Some on the Wirral, however, will tell you that true Scousers originated ‘over the water’.

Liverpool was only granted its letters patent by King John to become a borough in 1207. By then the monks at Birkenhead Priory, founded in 1153, had been ferrying passengers across the Mersey for a half-century.

I DON’T KNOW YOUSE BUT YER ALL SICK

Given all these complex and often contradictory criteria, we’re no closer to understanding what or who is a Scouser. Apart from St. Helens, the northern reaches of Sefton and the extremities of the Wirral, most areas of Merseyside might lay some sort of claim to Scousedom. All this proves is that, as an identity, being a Scouser is a chimera, a moveable feast, and largely in the eye of the beholder.

Any serious attempt to answer the question ‘What is a Scouser?’ must eventually concede that reaching a definitive conclusion is impossible. Admittedly, some areas are ‘more Scouse’ than others.

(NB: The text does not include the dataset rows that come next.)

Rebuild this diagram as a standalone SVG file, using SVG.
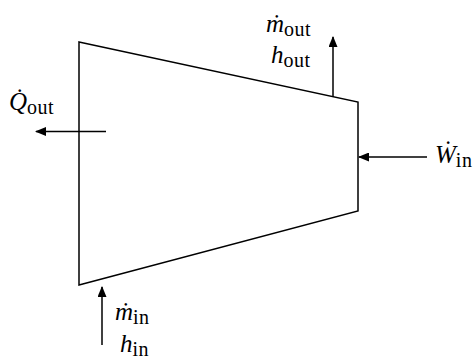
<svg xmlns="http://www.w3.org/2000/svg" width="475" height="363" viewBox="0 0 475 363">
<defs>
<marker id="ah" markerWidth="11" markerHeight="9" refX="10" refY="4.5" orient="auto" markerUnits="userSpaceOnUse">
<path d="M0,0 L11,4.5 L0,9 Z" fill="#000"/>
</marker>
<style>
.ln{stroke:#000;stroke-width:1.5;fill:none}
.v{font-family:"Liberation Serif",serif;font-style:italic;font-size:25px;fill:#000}
.s{font-family:"Liberation Serif",serif;font-style:normal;font-size:20px;letter-spacing:0.5px}
</style>
</defs>
<rect width="475" height="363" fill="#fff"/>
<g id="turbine">
<path class="ln" d="M79,42 L358,102 L358,211 L79,285 Z"/>
</g>
<g id="connectors">
<line class="ln" x1="106" y1="131.5" x2="36" y2="131.5" marker-end="url(#ah)"/>
<line class="ln" x1="333" y1="97" x2="333" y2="37" marker-end="url(#ah)"/>
<line class="ln" x1="427" y1="157" x2="359" y2="157" marker-end="url(#ah)"/>
<line class="ln" x1="102" y1="345" x2="102" y2="287" marker-end="url(#ah)"/>
</g>
<g id="label-qout">
<text class="v" x="9" y="110">Q̇<tspan class="s" dy="4">out</tspan></text>
</g>
<g id="label-out">
<text class="v" x="266" y="32">ṁ<tspan class="s" dy="4">out</tspan></text>
<text class="v" x="271" y="63">h<tspan class="s" dy="4">out</tspan></text>
</g>
<g id="label-win">
<text class="v" x="435" y="163">Ẇ<tspan class="s" dy="4">in</tspan></text>
</g>
<g id="label-in">
<text class="v" x="115" y="320">ṁ<tspan class="s" dy="4">in</tspan></text>
<text class="v" x="120" y="352">h<tspan class="s" dy="4">in</tspan></text>
</g>
</svg>
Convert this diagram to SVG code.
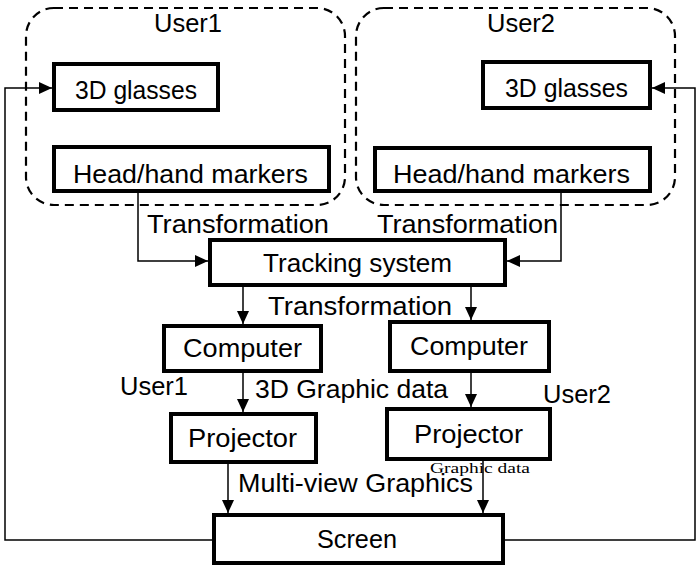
<svg xmlns="http://www.w3.org/2000/svg" width="696" height="568" viewBox="0 0 696 568">
<defs>
<marker id="arr" markerUnits="userSpaceOnUse" markerWidth="14" markerHeight="14" viewBox="0 0 14 14" refX="13" refY="7" orient="auto">
<path d="M0,1 L13,7 L0,13 Z" fill="#000"/>
</marker>
<style>
.grp{fill:none;stroke:#000;stroke-width:2.2;stroke-dasharray:9 6}
.box{fill:#fff;stroke:#000;stroke-width:4}
.lbl{font-family:"Liberation Sans",Arial,sans-serif;font-size:25px;fill:#000}
.small{font-family:"Liberation Serif","Times New Roman",serif;font-size:15px;fill:#000}
.con{fill:none;stroke:#000;stroke-width:1.5}
</style>
</defs>
<rect width="696" height="568" fill="#fff"/>
<g id="user1-group">
<rect class="grp" x="26" y="8" width="319" height="197" rx="28"/>
<text class="lbl" x="154" y="32" textLength="68" lengthAdjust="spacingAndGlyphs">User1</text>
</g>
<g id="user2-group">
<rect class="grp" x="356" y="8" width="319" height="197" rx="28"/>
<text class="lbl" x="487" y="32" textLength="68" lengthAdjust="spacingAndGlyphs">User2</text>
</g>
<g id="connectors">
<polyline class="con" points="212,540 5,540 5,88 52,88" marker-end="url(#arr)"/>
<polyline class="con" points="505,540 695,540 695,88 652,88" marker-end="url(#arr)"/>
<polyline class="con" points="138,193 138,261 208,261" marker-end="url(#arr)"/>
<polyline class="con" points="561,193 561,261 507,261" marker-end="url(#arr)"/>
<line class="con" x1="243" y1="287" x2="243" y2="324" marker-end="url(#arr)"/>
<line class="con" x1="471" y1="287" x2="471" y2="320" marker-end="url(#arr)"/>
<line class="con" x1="243" y1="373" x2="243" y2="412" marker-end="url(#arr)"/>
<line class="con" x1="471" y1="373" x2="471" y2="407" marker-end="url(#arr)"/>
<line class="con" x1="228" y1="464" x2="228" y2="513" marker-end="url(#arr)"/>
<line class="con" x1="483" y1="461" x2="483" y2="513" marker-end="url(#arr)"/>
</g>
<g id="glasses1">
<rect class="box" x="54" y="64" width="164" height="46"/>
<text class="lbl" x="75" y="99" textLength="122" lengthAdjust="spacingAndGlyphs">3D glasses</text>
</g>
<g id="markers1">
<rect class="box" x="54" y="147" width="275" height="44"/>
<text class="lbl" x="73" y="183" textLength="235" lengthAdjust="spacingAndGlyphs">Head/hand markers</text>
</g>
<g id="glasses2">
<rect class="box" x="483" y="62" width="167" height="46"/>
<text class="lbl" x="505" y="97" textLength="123" lengthAdjust="spacingAndGlyphs">3D glasses</text>
</g>
<g id="markers2">
<rect class="box" x="375" y="148" width="275" height="43"/>
<text class="lbl" x="393" y="183" textLength="237" lengthAdjust="spacingAndGlyphs">Head/hand markers</text>
</g>
<g id="tracking">
<rect class="box" x="210" y="240" width="295" height="45"/>
<text class="lbl" x="263" y="272" textLength="189" lengthAdjust="spacingAndGlyphs">Tracking system</text>
</g>
<g id="computer1">
<rect class="box" x="164" y="326" width="157" height="45"/>
<text class="lbl" x="183" y="357" textLength="119" lengthAdjust="spacingAndGlyphs">Computer</text>
</g>
<g id="computer2">
<rect class="box" x="390" y="322" width="159" height="49"/>
<text class="lbl" x="410" y="355" textLength="118" lengthAdjust="spacingAndGlyphs">Computer</text>
</g>
<g id="projector1">
<rect class="box" x="171" y="414" width="145" height="48"/>
<text class="lbl" x="188" y="447" textLength="109" lengthAdjust="spacingAndGlyphs">Projector</text>
</g>
<g id="projector2">
<rect class="box" x="387" y="409" width="163" height="50"/>
<text class="lbl" x="414" y="443" textLength="109" lengthAdjust="spacingAndGlyphs">Projector</text>
</g>
<g id="screen">
<rect class="box" x="214" y="515" width="289" height="48"/>
<text class="lbl" x="317" y="548" textLength="80" lengthAdjust="spacingAndGlyphs">Screen</text>
</g>
<g id="labels">
<text class="lbl" x="147" y="233" textLength="182" lengthAdjust="spacingAndGlyphs">Transformation</text>
<text class="lbl" x="377" y="233" textLength="181" lengthAdjust="spacingAndGlyphs">Transformation</text>
<text class="lbl" x="268" y="315" textLength="184" lengthAdjust="spacingAndGlyphs">Transformation</text>
<text class="lbl" x="120" y="395" textLength="68" lengthAdjust="spacingAndGlyphs">User1</text>
<text class="lbl" x="255" y="398" textLength="193" lengthAdjust="spacingAndGlyphs">3D Graphic data</text>
<text class="lbl" x="543" y="403" textLength="68" lengthAdjust="spacingAndGlyphs">User2</text>
<text class="small" x="430" y="473" textLength="100" lengthAdjust="spacingAndGlyphs">Graphic data</text>
<text class="lbl" x="238" y="492" textLength="235" lengthAdjust="spacingAndGlyphs">Multi-view Graphics</text>
</g>
</svg>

Kirkdale is a million times more Scouse than Birkdale; Kirkby is far more Scouse than West Kirby.

But the truth is that Scouseness is something of a Möbius strip, or perhaps an ouroboros: a self-sustaining but ultimately self-defeating attempt to impose a strict binary on a messy, chaotic cultural continuum.

On Merseyside, to be Scouse means everything – and nothing at all.